Слова нежности, обращенные к сыну, и свирепые угрозы по адресу герцога Норфолькского одновременно слетают с уст умирающего властителя Англии. Выходя из королевской опочивальни, Том с ужасом видит, как «впереди его летит отрубленная голова герцога Норфолькского».
Художественная сила этой замечательной сцены заключается в том, что в ней разоблачаются не только личные пороки Генриха VIII, но и сама противоестественная природа королевской власти.
Отцовские чувства и стремления Генриха VIII еще больше подчеркивают противоестественность его общественного положения, извращенность того узаконенного государством и церковью порядка вещей, при котором жизни и судьбы миллионов людей зависят от прихоти одного человека.
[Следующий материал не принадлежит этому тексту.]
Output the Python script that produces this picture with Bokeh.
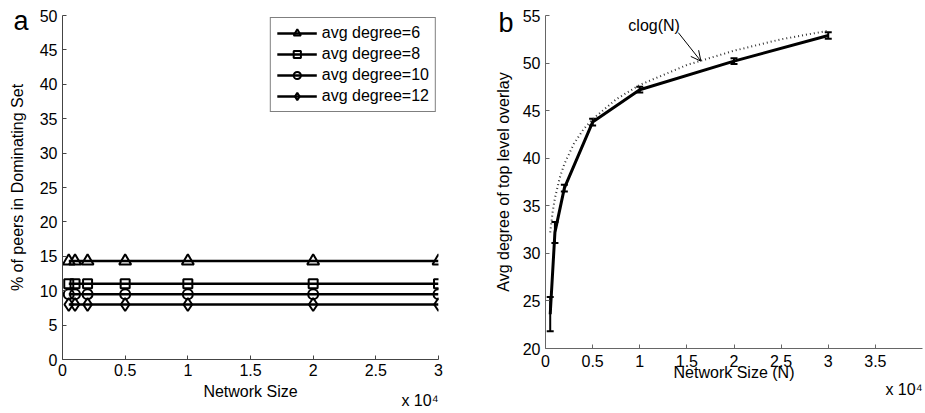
from bokeh.plotting import figure
from bokeh.layouts import row
from bokeh.models import (ColumnDataSource, Legend, LegendItem, Label, Arrow, OpenHead,
                          Whisker, TeeHead, FixedTicker)
from bokeh.embed import file_html
from bokeh.resources import INLINE

# ---------------- data ----------------
net_size = [500, 1000, 2000, 5000, 10000, 20000, 30000]
deg6 = [14.3, 14.3, 14.3, 14.3, 14.3, 14.3, 14.3]
deg8 = [11.0, 11.0, 11.0, 11.0, 11.0, 11.0, 11.0]
deg10 = [9.5, 9.5, 9.5, 9.5, 9.5, 9.5, 9.5]
deg12 = [8.0, 8.0, 8.0, 8.0, 8.0, 8.0, 8.0]
series_labels = ["avg degree=6", "avg degree=8", "avg degree=10", "avg degree=12"]

avg_degree = [23.6, 32.2, 36.85, 43.8, 47.2, 50.2, 52.9]
avg_err = [1.8, 1.1, 0.35, 0.35, 0.3, 0.3, 0.35]

clog_n = [500, 750, 1000, 1500, 2000, 3000, 4000, 5000, 7500, 10000, 15000, 20000, 25000, 30000]
clog_v = [32.2, 34.3, 35.8, 37.9, 39.4, 41.5, 43.0, 44.1, 46.2, 47.7, 49.8, 51.3, 52.5, 53.4]

x_ticks_a = [0, 5000, 10000, 15000, 20000, 25000, 30000]
x_ticks_b = [0, 5000, 10000, 15000, 20000, 25000, 30000, 35000]
x_tick_text = {0: "0", 5000: "0.5", 10000: "1", 15000: "1.5", 20000: "2",
               25000: "2.5", 30000: "3", 35000: "3.5"}

FONT = "Liberation Sans"
FS = "16px"


def style_axes(p, axis_color):
    for ax in (p.xaxis[0], p.yaxis[0]):
        ax.major_tick_in = 4
        ax.major_tick_out = 0
        ax.minor_tick_in = 0
        ax.minor_tick_out = 0
        ax.axis_line_color = axis_color
        ax.major_tick_line_color = axis_color
        ax.major_label_text_font = FONT
        ax.major_label_text_font_size = FS
        ax.major_label_text_color = "black"
        ax.axis_label_text_font = FONT
        ax.axis_label_text_font_size = FS
        ax.axis_label_text_font_style = "normal"
        ax.axis_label_text_color = "black"
    p.xgrid.visible = False
    p.ygrid.visible = False
    p.outline_line_color = None


def text_label(x, y, text, align, baseline, size=FS):
    return Label(x=x, y=y, text=text, text_align=align, text_baseline=baseline,
                 text_font=FONT, text_font_size=size, text_color="black")


# ---------------- panel a ----------------
pa = figure(width=470, height=419, x_range=(0, 30000), y_range=(0, 50),
            output_backend="svg", toolbar_location=None,
            min_border_left=71, min_border_right=22, min_border_top=15, min_border_bottom=59,
            margin=(0, 0, -6, -10))
style_axes(pa, "#444444")
pa.xaxis.ticker = FixedTicker(ticks=x_ticks_a)
pa.xaxis.major_label_overrides = {k: v for k, v in x_tick_text.items() if k in x_ticks_a}
pa.yaxis.ticker = FixedTicker(ticks=list(range(0, 51, 5)))
pa.xaxis.axis_label = "Network Size"
pa.yaxis.axis_label = "% of peers in Dominating Set"
pa.xaxis.axis_label_standoff = 4
pa.yaxis.axis_label_standoff = 11
pa.xaxis.major_label_standoff = 4
pa.yaxis.major_label_standoff = 5

items = []
for vals, marker, size, lab in zip([deg6, deg8, deg10, deg12],
                                   ["triangle", "square", "circle", "diamond"],
                                   [12, 9, 10, 13], series_labels):
    src = ColumnDataSource(dict(x=net_size, y=vals))
    l = pa.line("x", "y", source=src, line_color="black", line_width=2.5)
    s = pa.scatter("x", "y", source=src, marker=marker, size=size, line_color="black",
                   line_width=2, fill_color=None)
    items.append(LegendItem(label=lab, renderers=[l, s]))

leg = Legend(items=items, location="top_right", margin=2, padding=6, spacing=3,
             glyph_width=40, glyph_height=18, label_height=18, label_standoff=5,
             label_text_font=FONT, label_text_font_size=FS, label_text_color="black",
             border_line_color="black", border_line_width=1,
             background_fill_alpha=1.0)
pa.add_layout(leg)

pa.add_layout(text_label(30000, -5.9, "x 10\u2074", "right", "middle"), "below")
pa.add_layout(text_label(-3900, 49.2, "a", "left", "alphabetic", "27px"), "left")

# ---------------- panel b ----------------
pb = figure(width=465, height=408, x_range=(0, 40000), y_range=(20, 55),
            output_backend="svg", toolbar_location=None,
            min_border_left=85, min_border_right=3, min_border_top=15, min_border_bottom=59)
style_axes(pb, "#666666")
pb.xaxis.ticker = FixedTicker(ticks=x_ticks_b)
pb.xaxis.major_label_overrides = {k: v for k, v in x_tick_text.items() if k in x_ticks_b}
pb.yaxis.ticker = FixedTicker(ticks=list(range(20, 56, 5)))
pb.xaxis.axis_label = "Network Size (N)"
pb.yaxis.axis_label = "Avg degree of top level overlay"
pb.xaxis.axis_label_standoff = -6
pb.yaxis.axis_label_standoff = 8
pb.xaxis.major_label_standoff = 6
pb.yaxis.major_label_standoff = 5

pb.line(clog_n, clog_v, line_color="#333333", line_width=2, line_dash="1 3")

srcb = ColumnDataSource(dict(x=net_size, y=avg_degree,
                             lo=[m - e for m, e in zip(avg_degree, avg_err)],
                             hi=[m + e for m, e in zip(avg_degree, avg_err)]))
pb.line("x", "y", source=srcb, line_color="black", line_width=3)
pb.add_layout(Whisker(source=srcb, base="x", lower="lo", upper="hi",
                      line_color="black", line_width=2,
                      upper_head=TeeHead(size=7, line_width=2, line_color="black"),
                      lower_head=TeeHead(size=7, line_width=2, line_color="black")))

pb.add_layout(text_label(8790, 53.9, "clog(N)", "left", "middle"))
pb.add_layout(Arrow(x_start=14090, y_start=53.2, x_end=16490, y_end=50.2,
                    line_color="black", line_width=1,
                    end=OpenHead(size=10, line_width=1, line_color="black")))
pb.add_layout(text_label(40000, 15.7, "x 10\u2074", "right", "middle"), "below")
pb.add_layout(text_label(-4980, 54.2, "b", "left", "alphabetic", "27px"), "left")

layout = row(pa, pb)
open("out.html", "w").write(file_html(layout, INLINE))
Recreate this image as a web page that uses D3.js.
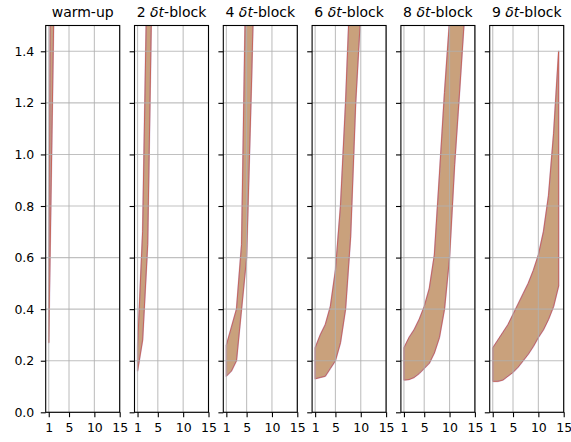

Средневековый мир извращен в самой своей основе, и самым гнусным и противоестественным его качеством является разделение на рабов и господ, на королей и подданных, на «принцев» и «нищих». В этом гневном протесте против любых форм социального неравенства заключалась великая сила книги Твена, ее огромная жизненная актуальность в условиях Америки и Европы конца XIX в. По своему внутреннему смыслу сказка Твена имела столь же близкое отношение к прошлому, как и к настоящему, как к Европе, так и к Америке. На данном этапе своего творчества Твен, быть может, еще полностью не отдавал себе в этом отчета. Но хотел этого писатель или нет, объективно его роман отразил не только противоречия средневекового мира, но и противоречия любого классового общества, основой которого являются отношения господства и подчинения.
В бесхитростной и наивной «транскрипции» детской сказки Твен утверждает один из величайших принципов своего демократического кредо — принцип социального равенства людей. В просветительски четкой форме великий американский писатель говорит о том, что люди не родятся королями и нищими, а становятся ими.